After 6 months of tinkering on and off… I finally have HA into a pretty stable state with reliance on very few cloud platforms.
Now however, it seems like if HA has been up for a few weeks without issue, it will slowdown unexpectedly to the point that nothing works… I can’t connect to the UI, but the service still shows it is running and the logs just show that everything is taking forever to respond… and Google Assistant won’t control anything either…
Right now I have alerts to tell me when HA is running or not, but those aren’t helpful if the service is technically running… just super slow so that it’s basically not doing anything…
First question, what can I even check for when this happens? Are there common causes? I already have my logs set to flush daily so that shouldn’t be an issue.
Second question, is there any way to monitor this type of thing so I can be alerted before I find out from my wife that something isn’t working?
To help track down the issue you can add some system monitors:
- platform: systemmonitor
resources:
- type: processor_use
- type: memory_use_percent # <- keep an eye on this, make a notification alert
- type: swap_use_percent
- type: disk_use_percent
arg: /
Also addining this custom component will tell you if your pi is being throttled due to temperature or voltage. This is unlikely to be your problem but good to eliminate.
I’m running on a Ubuntu Server with a 500GB SSD. I won’t have any of the hardware issues a Pi might have as this is a Dell PowerEdge server.
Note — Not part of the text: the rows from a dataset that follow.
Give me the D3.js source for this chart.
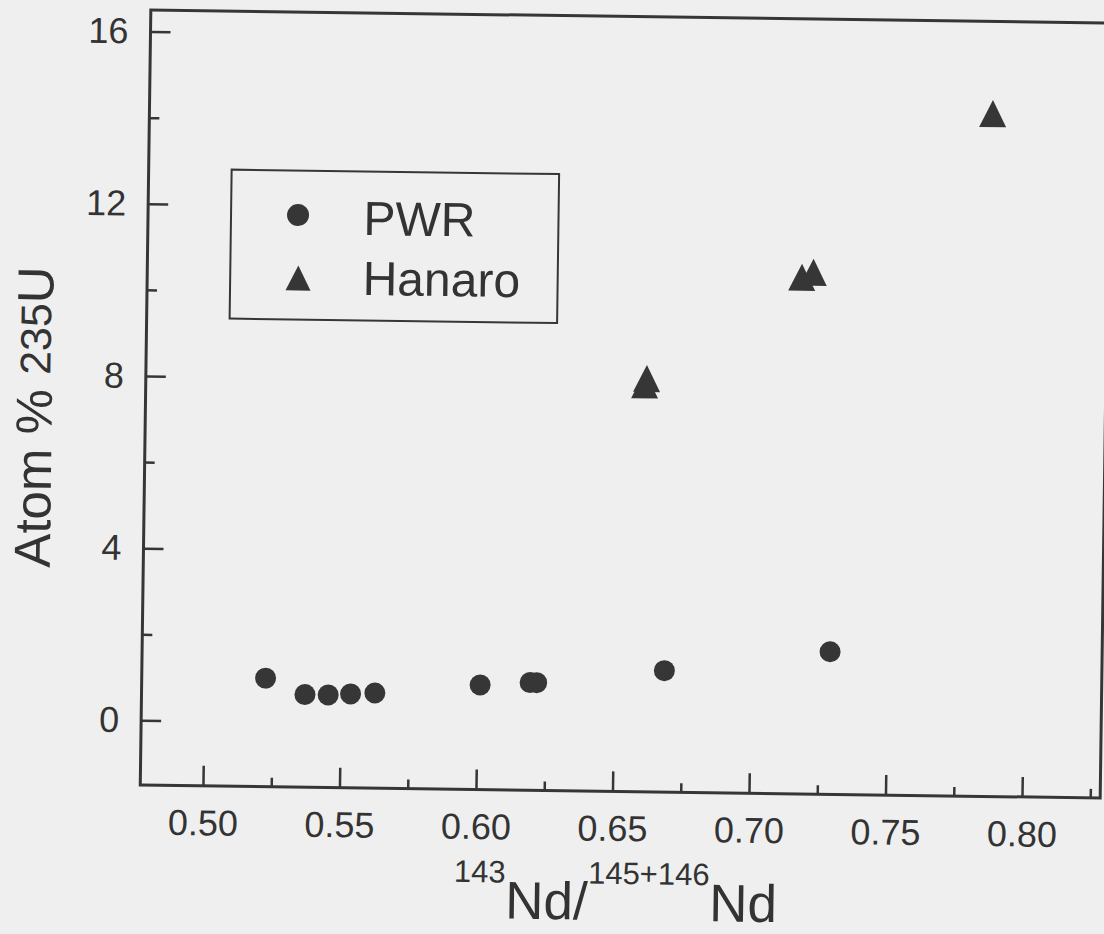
<!DOCTYPE html>
<html>
<head>
<meta charset="utf-8">
<script src="https://cdn.jsdelivr.net/npm/d3@7"></script>
<style>
  body { margin: 0; background: #efefef; }
  svg { display: block; }
  text { font-family: "Liberation Sans", Arial, sans-serif; fill: #333; }
</style>
</head>
<body>
<script>
// dati
var pwrX = [0.5224, 0.5369, 0.5454, 0.5536, 0.5625, 0.6010, 0.6193, 0.6217, 0.6684, 0.7290];
var pwrY = [1.02, 0.65, 0.65, 0.68, 0.71, 0.93, 1.00, 1.00, 1.32, 1.81];
var hanaroX = [0.6605, 0.6598, 0.7168, 0.7210, 0.7859];
var hanaroY = [8.10, 7.95, 10.50, 10.62, 14.36];

var xMajor = [0.50, 0.55, 0.60, 0.65, 0.70, 0.75, 0.80];
var xMinor = [0.525, 0.575, 0.625, 0.675, 0.725, 0.775, 0.825];
var yMajor = [0, 4, 8, 12, 16];
var yMinor = [2, 6, 10, 14];
var legendNames = ["PWR", "Hanaro"];

var W = 1104, H = 934;
var plot = { left: 145.5, right: 1105.5, top: 16.5, bottom: 791.5 };
var ink = "#363636";

var svg = d3.select("body").append("svg")
  .attr("width", W)
  .attr("height", H);

// la scansione originale e' leggermente ruotata
var g = svg.append("g")
  .attr("transform", "rotate(0.78, 625.5, 404)");

var x = d3.scaleLinear()
  .domain([0.47704, 0.82864])
  .range([plot.left, plot.right]);

var y = d3.scaleLinear()
  .domain([-1.5, 16.5])
  .range([plot.bottom, plot.top]);

// assi
var xAxis = g.append("g")
  .attr("transform", "translate(0," + plot.bottom + ")")
  .call(d3.axisBottom(x).tickValues(xMajor).tickSize(-20).tickPadding(24)
    .tickFormat(d3.format(".2f")));
var xAxisMinor = g.append("g")
  .attr("transform", "translate(0," + plot.bottom + ")")
  .call(d3.axisBottom(x).tickValues(xMinor).tickSize(-9).tickFormat(""));

var yAxis = g.append("g")
  .attr("transform", "translate(" + plot.left + ",0)")
  .call(d3.axisLeft(y).tickValues(yMajor).tickSize(-20).tickPadding(22));
var yAxisMinor = g.append("g")
  .attr("transform", "translate(" + plot.left + ",0)")
  .call(d3.axisLeft(y).tickValues(yMinor).tickSize(-10).tickFormat(""));

[xAxis, xAxisMinor, yAxis, yAxisMinor].forEach(function (a) {
  a.select(".domain").remove();
  a.selectAll("line").attr("stroke", ink).attr("stroke-width", 2.5);
  a.selectAll("text").style("font-size", "36px").attr("fill", "#333");
});

// cornice
g.append("rect")
  .attr("x", plot.left)
  .attr("y", plot.top)
  .attr("width", plot.right - plot.left)
  .attr("height", plot.bottom - plot.top)
  .attr("fill", "none")
  .attr("stroke", ink)
  .attr("stroke-width", 3);

function triangle(cx, cy, w, h) {
  return "M" + cx + "," + (cy - h / 2) +
    "L" + (cx - w / 2) + "," + (cy + h / 2) +
    "L" + (cx + w / 2) + "," + (cy + h / 2) + "Z";
}

// punti PWR
g.selectAll("circle.pwr")
  .data(d3.range(pwrX.length))
  .enter()
  .append("circle")
  .attr("class", "pwr")
  .attr("cx", function (i) { return x(pwrX[i]); })
  .attr("cy", function (i) { return y(pwrY[i]); })
  .attr("r", 10.5)
  .attr("fill", ink);

// punti Hanaro
g.selectAll("path.hanaro")
  .data(d3.range(hanaroX.length))
  .enter()
  .append("path")
  .attr("class", "hanaro")
  .attr("d", function (i) { return triangle(x(hanaroX[i]), y(hanaroY[i]), 27, 27); })
  .attr("fill", ink);

// legenda
var leg = g.append("g");
leg.append("rect")
  .attr("x", 228.5).attr("y", 175)
  .attr("width", 327.5).attr("height", 149)
  .attr("fill", "none")
  .attr("stroke", ink)
  .attr("stroke-width", 2);
leg.append("circle")
  .attr("cx", 295.5).attr("cy", 219.5).attr("r", 11)
  .attr("fill", ink);
leg.append("path")
  .attr("d", triangle(296.5, 282.5, 25, 25))
  .attr("fill", ink);
leg.selectAll("text")
  .data(legendNames)
  .enter()
  .append("text")
  .attr("x", 361)
  .attr("y", function (d, i) { return 238.6 + i * 60; })
  .style("font-size", "48px")
  .text(function (d) { return d; });

// titoli degli assi
var yTitle = g.append("text")
  .attr("transform", "translate(52,425) rotate(-90)")
  .attr("text-anchor", "middle")
  .style("font-size", "51px");
yTitle.append("tspan").text("Atom % ");
yTitle.append("tspan").attr("dy", -2).style("font-size", "43px").text("235");
yTitle.append("tspan").attr("dy", 2).text("U");

var xTitle = g.append("text")
  .attr("x", 622)
  .attr("y", 920)
  .attr("text-anchor", "middle")
  .style("font-size", "53px");
xTitle.append("tspan").attr("dy", -36).style("font-size", "31px").text("143");
xTitle.append("tspan").attr("dy", 36).text("Nd/");
xTitle.append("tspan").attr("dy", -36).style("font-size", "31px").text("145+146");
xTitle.append("tspan").attr("dy", 36).text("Nd");
</script>
</body>
</html>
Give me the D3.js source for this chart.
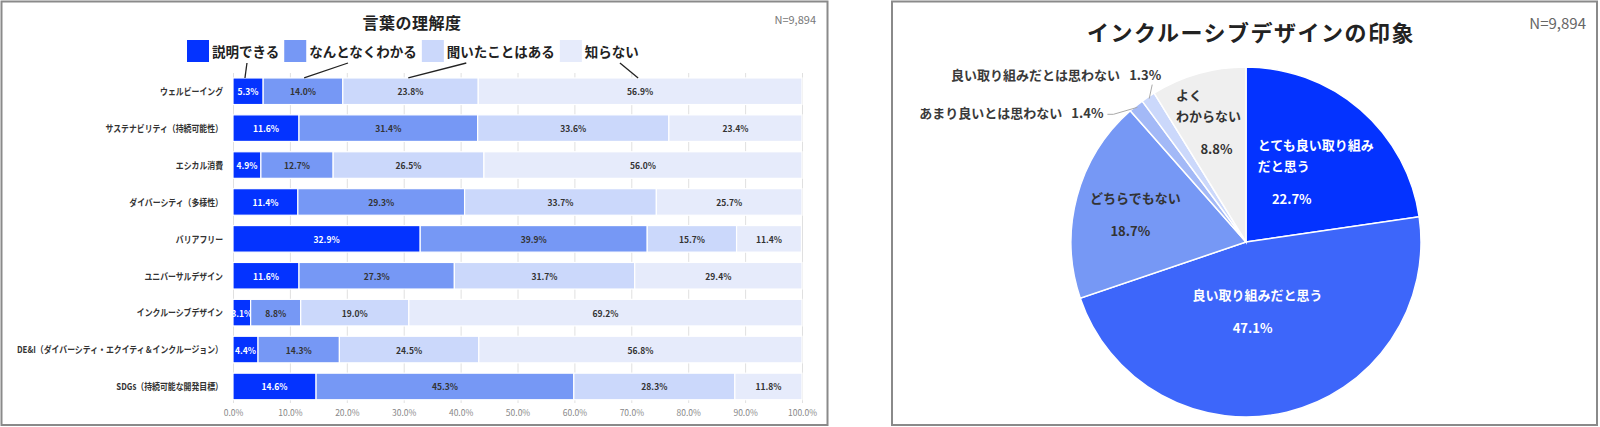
<!DOCTYPE html>
<html>
<head>
<meta charset="utf-8">
<script src="https://cdn.jsdelivr.net/npm/d3@7"></script>
<style>
  body { margin: 0; background: #fff; }
  svg text { font-family: 'Noto Sans CJK JP', 'Noto Sans', sans-serif; }
</style>
</head>
<body>
<div class="container"></div>
<script>
// 左：言葉の理解度
const categories = [
  'ウェルビーイング',
  'サステナビリティ（持続可能性）',
  'エシカル消費',
  'ダイバーシティ（多様性）',
  'バリアフリー',
  'ユニバーサルデザイン',
  'インクルーシブデザイン',
  'DE&I（ダイバーシティ・エクイティ＆インクルージョン）',
  'SDGs（持続可能な開発目標）'
]
const explainable = [5.3, 11.6, 4.9, 11.4, 32.9, 11.6, 3.1, 4.4, 14.6]
const somewhat = [14.0, 31.4, 12.7, 29.3, 39.9, 27.3, 8.8, 14.3, 45.3]
const heard = [23.8, 33.6, 26.5, 33.7, 15.7, 31.7, 19.0, 24.5, 28.3]
const unknown = [56.9, 23.4, 56.0, 25.7, 11.4, 29.4, 69.2, 56.8, 11.8]
const barKeys = ['説明できる', 'なんとなくわかる', '聞いたことはある', '知らない']
const xTicks = [0, 10, 20, 30, 40, 50, 60, 70, 80, 90, 100]
const barTitle = '言葉の理解度'

// 右：インクルーシブデザインの印象
const pieNames = [
  ['とても良い取り組み', 'だと思う'],
  ['良い取り組みだと思う'],
  ['どちらでもない'],
  ['あまり良いとは思わない'],
  ['良い取り組みだとは思わない'],
  ['よく', 'わからない']
]
const pieValues = [22.7, 47.1, 18.7, 1.4, 1.3, 8.8]
const pieTitle = 'インクルーシブデザインの印象'
const sampleSize = 'N=9,894'

// 色
const barColors = ['#0433ff', '#7698f5', '#cbd8fb', '#e6ebfb']
const pieColors = ['#0433ff', '#3d66fa', '#7698f5', '#a3b9f7', '#cbd8fb', '#efefef']

const svg = d3.select('.container')
              .append('svg')
              .attr('width', 1600)
              .attr('height', 427)

// 枠
svg.append('rect')
   .attr('x', 1.5).attr('y', 1.5)
   .attr('width', 826).attr('height', 423.5)
   .attr('fill', '#fff')
   .attr('stroke', '#8a8a8a')
   .attr('stroke-width', 2)
svg.append('rect')
   .attr('x', 892).attr('y', 1.5)
   .attr('width', 705).attr('height', 423.5)
   .attr('fill', '#fff')
   .attr('stroke', '#8a8a8a')
   .attr('stroke-width', 2)

// ---------- 帯グラフ ----------
svg.append('text')
   .attr('x', 412).attr('y', 22)
   .attr('text-anchor', 'middle')
   .attr('dominant-baseline', 'central')
   .style('font-size', '16px')
   .style('font-weight', 'bold')
   .style('letter-spacing', '0.5px')
   .attr('fill', '#222')
   .text(barTitle)

svg.append('text')
   .attr('x', 816).attr('y', 19)
   .attr('text-anchor', 'end')
   .attr('dominant-baseline', 'central')
   .style('font-size', '11px')
   .attr('fill', '#777')
   .text(sampleSize)

const xScale = d3.scaleLinear()
                 .domain([0, 100])
                 .range([233, 802])
const yScale = d3.scaleBand()
                 .domain(categories)
                 .range([72.8, 404.9])
                 .paddingInner(0.28)
                 .paddingOuter(0.14)

// グリッド
svg.append('g')
   .attr('class', 'grid')
   .attr('transform', 'translate(0,403)')
   .call(d3.axisBottom(xScale).tickValues(xTicks).tickSize(-330).tickFormat(''))
   .call(g => g.select('.domain').remove())
   .selectAll('line')
   .attr('stroke', '#e0e0e0')

// 目盛りラベル
svg.append('g')
   .attr('class', 'x-axis')
   .attr('transform', 'translate(0,407)')
   .call(d3.axisBottom(xScale).tickValues(xTicks).tickSize(0).tickPadding(3)
           .tickFormat(d => d.toFixed(1) + '%'))
   .call(g => g.select('.domain').remove())
   .selectAll('text')
   .attr('fill', '#888')
   .style('font-size', '8.5px')
   .style('font-family', "'Noto Sans CJK JP', sans-serif")

const rows = categories.map((c, i) => ({
  cat: c,
  '説明できる': explainable[i],
  'なんとなくわかる': somewhat[i],
  '聞いたことはある': heard[i],
  '知らない': unknown[i]
}))
const series = d3.stack().keys(barKeys)(rows)

const bars = svg.append('g').attr('class', 'bars')
series.forEach((s, si) => {
  bars.append('g')
      .selectAll('rect')
      .data(s)
      .enter()
      .append('rect')
      .attr('x', d => xScale(d[0]))
      .attr('y', d => yScale(d.data.cat))
      .attr('width', d => xScale(Math.min(d[1], 100)) - xScale(d[0]))
      .attr('height', yScale.bandwidth())
      .attr('fill', barColors[si])
      .attr('stroke', '#fff')
      .attr('stroke-width', 1.2)

  bars.append('g')
      .selectAll('text')
      .data(s)
      .enter()
      .append('text')
      .attr('x', d => (xScale(d[0]) + xScale(Math.min(d[1], 100))) / 2)
      .attr('y', d => yScale(d.data.cat) + yScale.bandwidth() / 2)
      .attr('text-anchor', 'middle')
      .attr('dominant-baseline', 'central')
      .style('font-size', '8.5px')
      .style('font-weight', 'bold')
      .attr('fill', si === 0 ? '#fff' : '#333')
      .text(d => (d[1] - d[0]).toFixed(1) + '%')
})

// 項目名
svg.append('g')
   .selectAll('text')
   .data(categories)
   .enter()
   .append('text')
   .attr('transform', d => 'translate(223,' + (yScale(d) + yScale.bandwidth() / 2) + ') scale(0.83,1)')
   .attr('text-anchor', 'end')
   .attr('dominant-baseline', 'central')
   .style('font-size', '9.5px')
   .style('font-weight', 'bold')
   .attr('fill', '#333')
   .text(d => d)

// 凡例
const legend = svg.append('g').attr('class', 'legend')
const legendPos = []
let lx = 187
barKeys.forEach((k, i) => {
  legend.append('rect')
        .attr('x', lx).attr('y', 40)
        .attr('width', 22).attr('height', 22)
        .attr('fill', barColors[i])
  const t = legend.append('text')
                  .attr('x', lx + 25).attr('y', 51)
                  .attr('dominant-baseline', 'central')
                  .style('font-size', '13.5px')
                  .style('font-weight', 'bold')
                  .attr('fill', '#222')
                  .text(k)
  const tw = t.node().getComputedTextLength()
  legendPos.push({ x: lx + 25, w: tw })
  lx += 25 + tw + 5
})

// 凡例から帯への線
const leaderFrom = [0.52, 0.36, 0.18, 0.65]
const leaderTo = [2.1, 12.5, 30.8, 71.2]
legend.selectAll('line')
      .data(leaderFrom)
      .enter()
      .append('line')
      .attr('x1', (d, i) => legendPos[i].x + d * legendPos[i].w)
      .attr('y1', 63)
      .attr('x2', (d, i) => xScale(leaderTo[i]))
      .attr('y2', yScale(categories[0]))
      .attr('stroke', '#222')
      .attr('stroke-width', 1.3)

// ---------- 円グラフ ----------
svg.append('text')
   .attr('x', 1251).attr('y', 31)
   .attr('text-anchor', 'middle')
   .attr('dominant-baseline', 'central')
   .style('font-size', '22px')
   .style('font-weight', 'bold')
   .style('letter-spacing', '1.5px')
   .attr('fill', '#222')
   .text(pieTitle)

svg.append('text')
   .attr('x', 1586).attr('y', 22)
   .attr('text-anchor', 'end')
   .attr('dominant-baseline', 'central')
   .style('font-size', '15px')
   .attr('fill', '#666')
   .text(sampleSize)

const radius = 175
const pieG = svg.append('g').attr('transform', 'translate(1246,242)')
const arcs = d3.pie().sort(null).value(d => d)(pieValues)
const arc = d3.arc().innerRadius(0).outerRadius(radius)

pieG.selectAll('path')
    .data(arcs)
    .enter()
    .append('path')
    .attr('d', arc)
    .attr('fill', (d, i) => pieColors[i])
    .attr('stroke', '#fff')
    .attr('stroke-width', 1.5)

function polar(a, r) {
  return [r * Math.sin(a), -r * Math.cos(a)]
}

// 内側ラベル [半径比, 角度補正]
const insideLabels = { 0: [0.565, 4], 1: [0.40, 4], 2: [0.653, -0.5], 5: [0.72, -1.5] }
Object.keys(insideLabels).forEach(key => {
  const i = +key
  const d = arcs[i]
  const mid = (d.startAngle + d.endAngle) / 2 + insideLabels[i][1] * Math.PI / 180
  const [cx, cy] = polar(mid, radius * insideLabels[i][0])
  const names = pieNames[i]
  const fill = i < 2 ? '#fff' : '#333'
  const total = (names.length - 1) * 21 + 33
  const top = cy - total / 2
  const g = pieG.append('g')
  const texts = names.map((n, j) => g.append('text')
                                     .attr('y', top + j * 21)
                                     .attr('dominant-baseline', 'central')
                                     .style('font-size', '13px')
                                     .style('font-weight', 'bold')
                                     .attr('fill', fill)
                                     .text(n))
  const widths = texts.map(t => t.node().getComputedTextLength())
  const maxW = d3.max(widths)
  const x0 = cx - maxW / 2
  texts.forEach(t => t.attr('x', x0))
  const lastW = widths[widths.length - 1]
  g.append('text')
   .attr('x', names.length > 1 ? x0 + lastW / 2 + 8 : cx - 5)
   .attr('y', top + total)
   .attr('text-anchor', 'middle')
   .attr('dominant-baseline', 'central')
   .style('font-size', '13px')
   .style('font-weight', 'bold')
   .attr('fill', fill)
   .text(pieValues[i].toFixed(1) + '%')
})

// 外側ラベル（引き出し線）
const outside = [3, 4]
outside.forEach(i => {
  const d = arcs[i]
  const mid = (d.startAngle + d.endAngle) / 2
  const [px, py] = polar(mid, radius - 2)
  let pts, tx, ty
  if (i === 4) {
    pts = [[px, py], [px + 3, py - 14]]
    tx = px + 12
    ty = py - 25
  } else {
    pts = [[px, py], [px - 24, py + 7], [px - 30, py + 7]]
    tx = px - 34
    ty = py + 5
  }
  pieG.append('path')
      .attr('d', d3.line()(pts))
      .attr('fill', 'none')
      .attr('stroke', '#aaa')
      .attr('stroke-width', 1)
  const t = pieG.append('text')
                .attr('x', tx).attr('y', ty)
                .attr('text-anchor', 'end')
                .attr('dominant-baseline', 'central')
                .style('font-size', '13px')
                .style('font-weight', 'bold')
                .attr('fill', '#3a3a3a')
  t.append('tspan').text(pieNames[i][0])
  t.append('tspan').attr('dx', 9).text(pieValues[i].toFixed(1) + '%')
})
</script>
</body>
</html>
My memory usage is always quite low… I’ve allocated 4GB of RAM to this server and I’ve never even seen it go above 1GB.
Lol, makes me think of the silly phrase “did you just assume my hardware?!”
Anyway, no problem. I actually adjusted the logger to only log errors and above… Didn’t realize there was a setting for that… So it’s probably been slowing down due to all the debug and info items written to the logs… I assumed the logs purged with history but now after reading more I don’t think that is the case… We’ll see if that fixes it.
Would be great to keep us posted - just like @tom_l I was puzzled t see that you had performance issues with that setup.
Seemed very similar to what I saw with my RPi3 before I managed to get the recorder settings under control.
What kind of DB are you using? I was using the default sqlite and saw some speed improvement after switching to mysql. Then I had some issues with innodb and switched to Postgresql. System is stable and responsive so far.
Thanks for all the discussion guys. As I mentioned above I cut down the logger to only log errors and I just pared back the recorder component significantly to stop tracking history on things I don’t care about.
For now it seems to be stable, my DB is smaller. I guess SQLite isn’t the quickest DB around?.. I’ve only ever used larger DB systems.
I have been intending to switch over to Postgres for some time, so I will be doing that in the near future as well.